MAUNI AMAVASYA – THE DAY OF PRACTISING SILENCE
Mauni Amavasya occurs on the 15th day of the dark fortnight of Magh (January-February). It is derived from the word Muni, literally means an ascetic who practices silence. Mauni Amavasya is believed to be the day of conjunction of the sun and the moon. Fasting is observed on this day. The devotees do not talk to each other during the observance. It is considered highly meritorious to bath in Triveni Sangam on this day.
Mauni Amavasya is a day of spiritual sadhana, to help us calm our restless minds. Mauni Amavasya also has a symbiotic relationship with the Kumbh Mela at Allahabad, being one of its major bathing days. This is reinforced in the annual Magha Mela of the Kalpavasis which views bathing on this day as extremely rewarding.
On this day, large number of Hindu devotees join Kalpavasis at Sangam in Prayag (Allahabad) and meditate the whole day. Thousands of Hindus from all around the world converge at Sangam to take bath on the day.
According to Hindu mythology, ‘Mauna’ (silence) is one of the most important aspects of spiritual discipline. Derived from the word Muni, a Sanyasi or Saint, who practices silence, mauna ideally symbolizes a state of oneness with the self.

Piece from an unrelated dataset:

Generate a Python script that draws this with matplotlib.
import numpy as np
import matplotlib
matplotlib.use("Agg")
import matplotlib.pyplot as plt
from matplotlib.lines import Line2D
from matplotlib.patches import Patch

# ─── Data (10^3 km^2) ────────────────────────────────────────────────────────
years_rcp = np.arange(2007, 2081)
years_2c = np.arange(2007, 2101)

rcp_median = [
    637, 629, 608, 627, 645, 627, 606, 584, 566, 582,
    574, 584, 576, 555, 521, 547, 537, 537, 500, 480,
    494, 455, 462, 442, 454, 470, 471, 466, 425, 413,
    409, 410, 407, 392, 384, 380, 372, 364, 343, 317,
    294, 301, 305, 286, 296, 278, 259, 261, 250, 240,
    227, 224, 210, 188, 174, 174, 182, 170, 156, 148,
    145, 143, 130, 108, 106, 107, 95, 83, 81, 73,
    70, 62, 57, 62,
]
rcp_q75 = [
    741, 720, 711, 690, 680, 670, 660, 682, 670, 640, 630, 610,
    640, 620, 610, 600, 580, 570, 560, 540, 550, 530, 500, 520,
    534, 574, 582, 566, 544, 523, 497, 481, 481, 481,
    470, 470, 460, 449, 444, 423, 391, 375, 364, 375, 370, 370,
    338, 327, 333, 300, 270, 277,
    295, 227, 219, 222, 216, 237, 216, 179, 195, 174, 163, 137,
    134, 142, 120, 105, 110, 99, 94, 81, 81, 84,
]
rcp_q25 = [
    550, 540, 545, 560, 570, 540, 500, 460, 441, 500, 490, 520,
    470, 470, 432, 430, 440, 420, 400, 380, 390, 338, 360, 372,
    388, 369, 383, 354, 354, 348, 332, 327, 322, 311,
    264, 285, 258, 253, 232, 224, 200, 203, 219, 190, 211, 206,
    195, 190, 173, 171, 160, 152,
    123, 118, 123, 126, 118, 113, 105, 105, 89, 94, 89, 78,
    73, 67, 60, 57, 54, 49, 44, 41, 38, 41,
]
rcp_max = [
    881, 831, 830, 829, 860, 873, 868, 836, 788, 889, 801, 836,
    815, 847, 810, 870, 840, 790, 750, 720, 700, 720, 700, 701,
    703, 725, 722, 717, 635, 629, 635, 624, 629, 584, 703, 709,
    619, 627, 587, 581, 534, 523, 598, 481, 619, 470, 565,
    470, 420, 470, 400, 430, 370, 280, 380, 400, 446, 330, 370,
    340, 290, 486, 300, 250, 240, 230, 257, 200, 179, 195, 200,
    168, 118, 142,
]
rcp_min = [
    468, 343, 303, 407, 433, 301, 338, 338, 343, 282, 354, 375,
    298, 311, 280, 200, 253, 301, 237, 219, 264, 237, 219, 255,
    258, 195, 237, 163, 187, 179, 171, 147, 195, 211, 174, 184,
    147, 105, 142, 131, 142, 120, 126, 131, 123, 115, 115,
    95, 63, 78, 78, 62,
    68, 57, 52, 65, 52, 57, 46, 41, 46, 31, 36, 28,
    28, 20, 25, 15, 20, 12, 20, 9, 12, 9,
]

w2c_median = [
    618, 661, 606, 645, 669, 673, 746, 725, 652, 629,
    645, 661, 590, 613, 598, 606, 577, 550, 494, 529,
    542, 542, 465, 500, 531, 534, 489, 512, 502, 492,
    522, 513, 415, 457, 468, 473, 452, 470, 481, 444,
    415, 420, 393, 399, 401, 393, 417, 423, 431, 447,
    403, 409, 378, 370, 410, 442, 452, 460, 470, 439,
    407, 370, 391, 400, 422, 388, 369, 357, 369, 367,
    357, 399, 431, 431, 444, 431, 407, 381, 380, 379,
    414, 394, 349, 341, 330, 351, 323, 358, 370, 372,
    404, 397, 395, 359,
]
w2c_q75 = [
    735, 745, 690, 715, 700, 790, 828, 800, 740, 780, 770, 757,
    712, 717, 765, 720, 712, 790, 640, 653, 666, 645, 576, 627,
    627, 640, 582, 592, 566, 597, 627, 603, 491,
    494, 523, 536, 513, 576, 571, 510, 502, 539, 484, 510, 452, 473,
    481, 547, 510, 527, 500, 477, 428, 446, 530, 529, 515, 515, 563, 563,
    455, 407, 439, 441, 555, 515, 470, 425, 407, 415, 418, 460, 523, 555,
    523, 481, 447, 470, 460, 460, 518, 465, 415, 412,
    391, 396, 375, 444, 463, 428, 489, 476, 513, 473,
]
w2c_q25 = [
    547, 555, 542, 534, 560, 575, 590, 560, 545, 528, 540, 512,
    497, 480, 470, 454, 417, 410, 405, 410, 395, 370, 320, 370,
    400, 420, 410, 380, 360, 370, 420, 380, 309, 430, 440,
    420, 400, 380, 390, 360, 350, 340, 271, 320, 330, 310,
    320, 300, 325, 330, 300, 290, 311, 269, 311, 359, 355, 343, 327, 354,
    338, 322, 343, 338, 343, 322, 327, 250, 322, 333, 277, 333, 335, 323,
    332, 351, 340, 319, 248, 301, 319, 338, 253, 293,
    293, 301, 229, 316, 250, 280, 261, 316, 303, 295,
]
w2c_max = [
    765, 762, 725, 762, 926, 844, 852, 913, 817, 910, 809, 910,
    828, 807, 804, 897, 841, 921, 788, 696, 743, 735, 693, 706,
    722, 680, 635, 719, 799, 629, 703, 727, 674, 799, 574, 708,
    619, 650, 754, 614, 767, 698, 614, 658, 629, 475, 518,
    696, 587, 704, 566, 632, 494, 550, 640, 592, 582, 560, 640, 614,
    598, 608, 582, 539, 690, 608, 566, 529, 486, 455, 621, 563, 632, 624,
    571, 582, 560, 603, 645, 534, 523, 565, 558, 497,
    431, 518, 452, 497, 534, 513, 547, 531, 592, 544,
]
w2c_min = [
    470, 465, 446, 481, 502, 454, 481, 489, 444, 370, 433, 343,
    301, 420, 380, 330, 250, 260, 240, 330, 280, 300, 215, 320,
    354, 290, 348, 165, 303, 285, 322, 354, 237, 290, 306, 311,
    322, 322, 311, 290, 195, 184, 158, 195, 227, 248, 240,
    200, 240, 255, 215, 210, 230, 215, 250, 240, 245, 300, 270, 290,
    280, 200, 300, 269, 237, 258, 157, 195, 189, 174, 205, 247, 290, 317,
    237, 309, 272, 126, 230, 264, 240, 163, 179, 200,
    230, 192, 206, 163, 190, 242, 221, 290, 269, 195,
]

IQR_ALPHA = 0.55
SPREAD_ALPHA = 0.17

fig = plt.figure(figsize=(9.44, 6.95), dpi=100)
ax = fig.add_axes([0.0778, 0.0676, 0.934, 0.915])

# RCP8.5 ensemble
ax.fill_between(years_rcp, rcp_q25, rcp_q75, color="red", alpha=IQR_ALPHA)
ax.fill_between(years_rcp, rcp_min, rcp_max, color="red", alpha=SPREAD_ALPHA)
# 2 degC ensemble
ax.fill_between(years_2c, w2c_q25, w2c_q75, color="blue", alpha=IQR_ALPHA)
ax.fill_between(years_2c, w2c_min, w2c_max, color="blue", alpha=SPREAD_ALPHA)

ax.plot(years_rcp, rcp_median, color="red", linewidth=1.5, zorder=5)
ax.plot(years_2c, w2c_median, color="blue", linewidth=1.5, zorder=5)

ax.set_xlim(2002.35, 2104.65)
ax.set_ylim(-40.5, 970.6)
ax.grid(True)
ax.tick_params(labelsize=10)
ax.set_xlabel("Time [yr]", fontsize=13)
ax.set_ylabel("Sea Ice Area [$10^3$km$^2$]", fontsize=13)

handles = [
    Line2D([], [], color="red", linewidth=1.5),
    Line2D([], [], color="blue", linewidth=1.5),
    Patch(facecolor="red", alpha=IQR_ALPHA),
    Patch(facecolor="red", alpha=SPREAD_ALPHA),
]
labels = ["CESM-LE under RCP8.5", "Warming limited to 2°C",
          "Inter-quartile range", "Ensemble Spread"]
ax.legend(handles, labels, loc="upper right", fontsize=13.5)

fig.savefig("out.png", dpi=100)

Apart from its festive and religious import, Mauni Amavasya is a call of the inner self, of the need for initiating an inner ‘dialogue’ with oneself, of the need to start the spiritual journey. Swami Sivananda sees the vow of silence as one of the basic spiritual disciplines for the evolution of the ‘divine life’ of man, starting with the mauna of speech which will lead to mauna of mind. Mauni Amavasya is an opportune time to learn to control the vikshepa, freeing ourselves of distractions so that we can focus within.